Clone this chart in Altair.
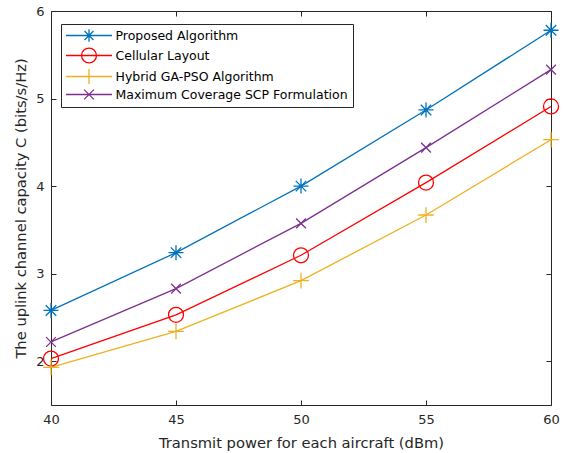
import altair as alt
import pandas as pd

# ---- data ----
power = [40, 45, 50, 55, 60]
series_names = [
    "Proposed Algorithm",
    "Cellular Layout",
    "Hybrid GA-PSO Algorithm",
    "Maximum Coverage SCP Formulation",
]
proposed = [2.58, 3.24, 4.00, 4.87, 5.78]
cellular = [2.03, 2.53, 3.21, 4.04, 4.91]
hybrid = [1.93, 2.34, 2.92, 3.67, 4.53]
maxcov = [2.22, 2.83, 3.575, 4.44, 5.33]
x_ticks = [40, 45, 50, 55, 60]
y_ticks = [2, 3, 4, 5, 6]

# ---- styles ----
colors = ["#0072BD", "#FF0000", "#EDB120", "#7E2F8E"]
marker_paths = [
    "M-1 0L1 0M0 -1L0 1M-0.7 -0.7L0.7 0.7M-0.7 0.7L0.7 -0.7",  # asterisk
    "M1 0A1 1 0 1 1 -1 0A1 1 0 1 1 1 0",  # circle
    "M-1.05 0L1.05 0M0 -1.05L0 1.05",  # plus
    "M-0.65 -0.65L0.65 0.65M-0.65 0.65L0.65 -0.65",  # x
]
legend_paths = [
    "M-4 0L4 0M-1.1 0L1.1 0M0 -1.1L0 1.1M-0.78 -0.78L0.78 0.78M-0.78 0.78L0.78 -0.78",
    "M-4 0L4 0M1.3 0A1.3 1.3 0 1 1 -1.3 0A1.3 1.3 0 1 1 1.3 0",
    "M-4 0L4 0M0 -1.3L0 1.3",
    "M-4 0L4 0M-0.85 -0.85L0.85 0.85M-0.85 0.85L0.85 -0.85",
]
FONT = "DejaVu Sans"
AX = "#262626"

rows = []
for name, vals in zip(series_names, [proposed, cellular, hybrid, maxcov]):
    for p, v in zip(power, vals):
        rows.append({"power": p, "capacity": v, "series": name})
df = pd.DataFrame(rows)

xscale = alt.Scale(domain=[40, 60], nice=False, zero=False)
yscale = alt.Scale(domain=[1.5, 6], nice=False, zero=False)
cscale = alt.Scale(domain=series_names, range=colors)

font_axis = dict(
    labelFont=FONT, labelColor=AX, labelFontSize=13, labelFlush=False,
    labelOverlap=False, titleFont=FONT, titleFontSize=14.7,
    titleFontWeight="normal", titleColor=AX, grid=False,
)


def frame_axis(orient, values, labels, title=None, **kw):
    """Axis line (domain) with labels / title, no ticks."""
    return alt.Axis(orient=orient, values=values, labels=labels, title=title,
                    domain=True, domainColor=AX, domainWidth=1, ticks=False,
                    **font_axis, **kw)


def tick_axis(orient, values):
    """Inward ticks: an axis shifted 5px into the plot with 5px outward ticks."""
    return alt.Axis(orient=orient, values=values, labels=False, title=None,
                    domain=False, ticks=True, tickSize=5, tickColor=AX,
                    tickWidth=1, offset=-5, grid=False)


leg = alt.Legend(
    title=None, orient="none", legendX=10, legendY=13, padding=5,
    strokeColor=AX, fillColor="white", symbolOffset=16.5, labelOffset=20,
    labelFont=FONT, labelFontSize=12.5, labelColor="#000", rowPadding=0,
    labelLimit=0, symbolSize=132, symbolStrokeWidth=1.3, symbolOpacity=1,
    labelExpr="datum.label + '  '")

base = alt.Chart(df)

# axis assignment per layer: (x axis, y axis)
axis_plan = [
    (frame_axis("bottom", x_ticks, True, "Transmit power for each aircraft (dBm)",
                labelPadding=8, titlePadding=9),
     frame_axis("left", y_ticks, True, "The uplink channel capacity C (bits/s/Hz)",
                labelPadding=7, titlePadding=7)),
    (frame_axis("top", x_ticks, False), frame_axis("right", y_ticks, False)),
    (tick_axis("bottom", x_ticks), tick_axis("left", y_ticks)),
    (tick_axis("top", x_ticks), tick_axis("right", y_ticks)),
    (None, None),
]

layers = []
lines = base.mark_line(strokeWidth=1.3).encode(
    x=alt.X("power:Q", scale=xscale, axis=axis_plan[0][0]),
    y=alt.Y("capacity:Q", scale=yscale, axis=axis_plan[0][1]),
    color=alt.Color("series:N", scale=cscale, legend=leg),
    order="power:Q",
)
layers.append(lines)

for i, name in enumerate(series_names):
    xa, ya = axis_plan[i + 1]
    m = base.transform_filter(alt.datum.series == name).mark_point(
        shape=marker_paths[i], size=225, filled=False, strokeWidth=1.3, opacity=1
    ).encode(
        x=alt.X("power:Q", scale=xscale, axis=xa),
        y=alt.Y("capacity:Q", scale=yscale, axis=ya),
        color=alt.Color("series:N", scale=cscale, legend=leg),
    )
    layers.append(m)

legend_layer = base.mark_point(
    filled=False, strokeWidth=1.3, opacity=0
).encode(
    x=alt.X("power:Q", scale=xscale, axis=None),
    y=alt.Y("capacity:Q", scale=yscale, axis=None),
    color=alt.Color("series:N", scale=cscale, legend=leg),
    shape=alt.Shape("series:N", scale=alt.Scale(domain=series_names, range=legend_paths),
                    legend=leg),
)
layers.append(legend_layer)

chart = alt.layer(*layers).resolve_axis(x="independent", y="independent").properties(
    width=500, height=394,
    autosize=alt.AutoSizeParams(type="none"),
    padding={"left": 51, "top": 11, "right": 12, "bottom": 48},
).configure_view(stroke=None).configure(background="white")

chart.save("out.html", embed_options={"renderer": "svg", "actions": False})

• _Short exercise_: Copy nothing but the lines from the first one in the listing through the line with "import pandas as pd", and omit the pictures.

• _Task answer_:
Clone this chart in Altair.
import altair as alt
import pandas as pd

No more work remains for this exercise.